### [AIM]
Omit every picture and return the rest of the data unaltered.

### [DATA EXCERPT]
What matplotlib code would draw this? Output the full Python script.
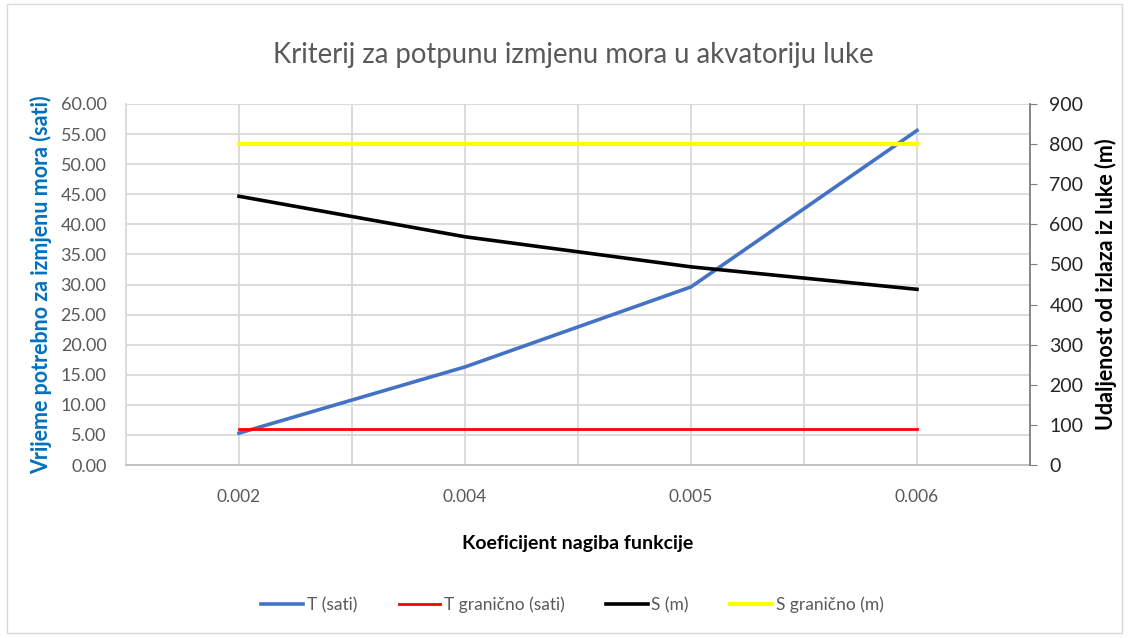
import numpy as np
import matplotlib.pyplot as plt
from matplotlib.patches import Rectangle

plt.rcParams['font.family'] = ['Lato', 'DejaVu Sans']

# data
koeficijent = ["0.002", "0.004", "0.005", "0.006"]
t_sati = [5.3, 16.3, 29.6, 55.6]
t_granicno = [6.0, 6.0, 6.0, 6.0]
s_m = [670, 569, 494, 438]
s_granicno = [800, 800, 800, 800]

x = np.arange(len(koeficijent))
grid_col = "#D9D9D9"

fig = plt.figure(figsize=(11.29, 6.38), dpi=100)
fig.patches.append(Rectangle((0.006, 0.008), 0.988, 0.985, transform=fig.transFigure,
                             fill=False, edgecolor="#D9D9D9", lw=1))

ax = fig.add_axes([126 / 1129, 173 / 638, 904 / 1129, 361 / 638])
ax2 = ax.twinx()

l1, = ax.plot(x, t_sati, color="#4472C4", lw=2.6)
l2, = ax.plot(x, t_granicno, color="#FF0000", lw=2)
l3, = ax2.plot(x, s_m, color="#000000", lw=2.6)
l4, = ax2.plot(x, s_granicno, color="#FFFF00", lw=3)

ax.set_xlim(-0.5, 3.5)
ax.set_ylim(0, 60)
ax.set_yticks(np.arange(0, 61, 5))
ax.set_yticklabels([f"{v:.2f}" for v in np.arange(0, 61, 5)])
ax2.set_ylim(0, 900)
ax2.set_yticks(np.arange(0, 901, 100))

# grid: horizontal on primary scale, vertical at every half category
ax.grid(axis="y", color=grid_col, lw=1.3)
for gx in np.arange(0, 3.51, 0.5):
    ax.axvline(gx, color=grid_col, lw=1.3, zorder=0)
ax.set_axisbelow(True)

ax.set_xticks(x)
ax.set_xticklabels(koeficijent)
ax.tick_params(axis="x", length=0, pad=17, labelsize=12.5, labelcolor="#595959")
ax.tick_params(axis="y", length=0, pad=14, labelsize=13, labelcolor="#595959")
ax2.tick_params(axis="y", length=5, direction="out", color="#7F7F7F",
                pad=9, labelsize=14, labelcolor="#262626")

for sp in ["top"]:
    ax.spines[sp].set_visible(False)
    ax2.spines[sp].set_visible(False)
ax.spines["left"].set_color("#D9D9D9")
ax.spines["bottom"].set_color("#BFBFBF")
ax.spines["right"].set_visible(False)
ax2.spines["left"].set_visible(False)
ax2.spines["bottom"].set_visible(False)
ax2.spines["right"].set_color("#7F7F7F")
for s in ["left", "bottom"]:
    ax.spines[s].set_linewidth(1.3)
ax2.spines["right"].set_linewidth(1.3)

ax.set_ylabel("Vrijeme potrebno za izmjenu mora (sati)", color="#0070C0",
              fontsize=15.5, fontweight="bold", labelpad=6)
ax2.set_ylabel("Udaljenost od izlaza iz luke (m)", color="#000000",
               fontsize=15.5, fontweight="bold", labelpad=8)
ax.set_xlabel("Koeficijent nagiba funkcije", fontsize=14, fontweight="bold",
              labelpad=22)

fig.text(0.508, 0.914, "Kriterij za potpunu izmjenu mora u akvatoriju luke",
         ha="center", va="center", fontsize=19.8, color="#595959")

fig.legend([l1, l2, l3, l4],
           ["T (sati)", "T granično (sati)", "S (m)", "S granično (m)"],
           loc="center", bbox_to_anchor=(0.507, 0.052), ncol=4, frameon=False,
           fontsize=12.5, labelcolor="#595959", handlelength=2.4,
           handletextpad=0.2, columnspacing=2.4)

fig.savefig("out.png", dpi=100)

### [EXPECTED OUTPUT]
What matplotlib code would draw this? Output the full Python script.
import numpy as np
import matplotlib.pyplot as plt
from matplotlib.patches import Rectangle

plt.rcParams['font.family'] = ['Lato', 'DejaVu Sans']

# data
koeficijent = ["0.002", "0.004", "0.005", "0.006"]
t_sati = [5.3, 16.3, 29.6, 55.6]
t_granicno = [6.0, 6.0, 6.0, 6.0]
s_m = [670, 569, 494, 438]
s_granicno = [800, 800, 800, 800]

x = np.arange(len(koeficijent))
grid_col = "#D9D9D9"

fig = plt.figure(figsize=(11.29, 6.38), dpi=100)
fig.patches.append(Rectangle((0.006, 0.008), 0.988, 0.985, transform=fig.transFigure,
                             fill=False, edgecolor="#D9D9D9", lw=1))

ax = fig.add_axes([126 / 1129, 173 / 638, 904 / 1129, 361 / 638])
ax2 = ax.twinx()

l1, = ax.plot(x, t_sati, color="#4472C4", lw=2.6)
l2, = ax.plot(x, t_granicno, color="#FF0000", lw=2)
l3, = ax2.plot(x, s_m, color="#000000", lw=2.6)
l4, = ax2.plot(x, s_granicno, color="#FFFF00", lw=3)

ax.set_xlim(-0.5, 3.5)
ax.set_ylim(0, 60)
ax.set_yticks(np.arange(0, 61, 5))
ax.set_yticklabels([f"{v:.2f}" for v in np.arange(0, 61, 5)])
ax2.set_ylim(0, 900)
ax2.set_yticks(np.arange(0, 901, 100))

# grid: horizontal on primary scale, vertical at every half category
ax.grid(axis="y", color=grid_col, lw=1.3)
for gx in np.arange(0, 3.51, 0.5):
    ax.axvline(gx, color=grid_col, lw=1.3, zorder=0)
ax.set_axisbelow(True)

ax.set_xticks(x)
ax.set_xticklabels(koeficijent)
ax.tick_params(axis="x", length=0, pad=17, labelsize=12.5, labelcolor="#595959")
ax.tick_params(axis="y", length=0, pad=14, labelsize=13, labelcolor="#595959")
ax2.tick_params(axis="y", length=5, direction="out", color="#7F7F7F",
                pad=9, labelsize=14, labelcolor="#262626")

for sp in ["top"]:
    ax.spines[sp].set_visible(False)
    ax2.spines[sp].set_visible(False)
ax.spines["left"].set_color("#D9D9D9")
ax.spines["bottom"].set_color("#BFBFBF")
ax.spines["right"].set_visible(False)
ax2.spines["left"].set_visible(False)
ax2.spines["bottom"].set_visible(False)
ax2.spines["right"].set_color("#7F7F7F")
for s in ["left", "bottom"]:
    ax.spines[s].set_linewidth(1.3)
ax2.spines["right"].set_linewidth(1.3)

ax.set_ylabel("Vrijeme potrebno za izmjenu mora (sati)", color="#0070C0",
              fontsize=15.5, fontweight="bold", labelpad=6)
ax2.set_ylabel("Udaljenost od izlaza iz luke (m)", color="#000000",
               fontsize=15.5, fontweight="bold", labelpad=8)
ax.set_xlabel("Koeficijent nagiba funkcije", fontsize=14, fontweight="bold",
              labelpad=22)

fig.text(0.508, 0.914, "Kriterij za potpunu izmjenu mora u akvatoriju luke",
         ha="center", va="center", fontsize=19.8, color="#595959")

fig.legend([l1, l2, l3, l4],
           ["T (sati)", "T granično (sati)", "S (m)", "S granično (m)"],
           loc="center", bbox_to_anchor=(0.507, 0.052), ncol=4, frameon=False,
           fontsize=12.5, labelcolor="#595959", handlelength=2.4,
           handletextpad=0.2, columnspacing=2.4)

fig.savefig("out.png", dpi=100)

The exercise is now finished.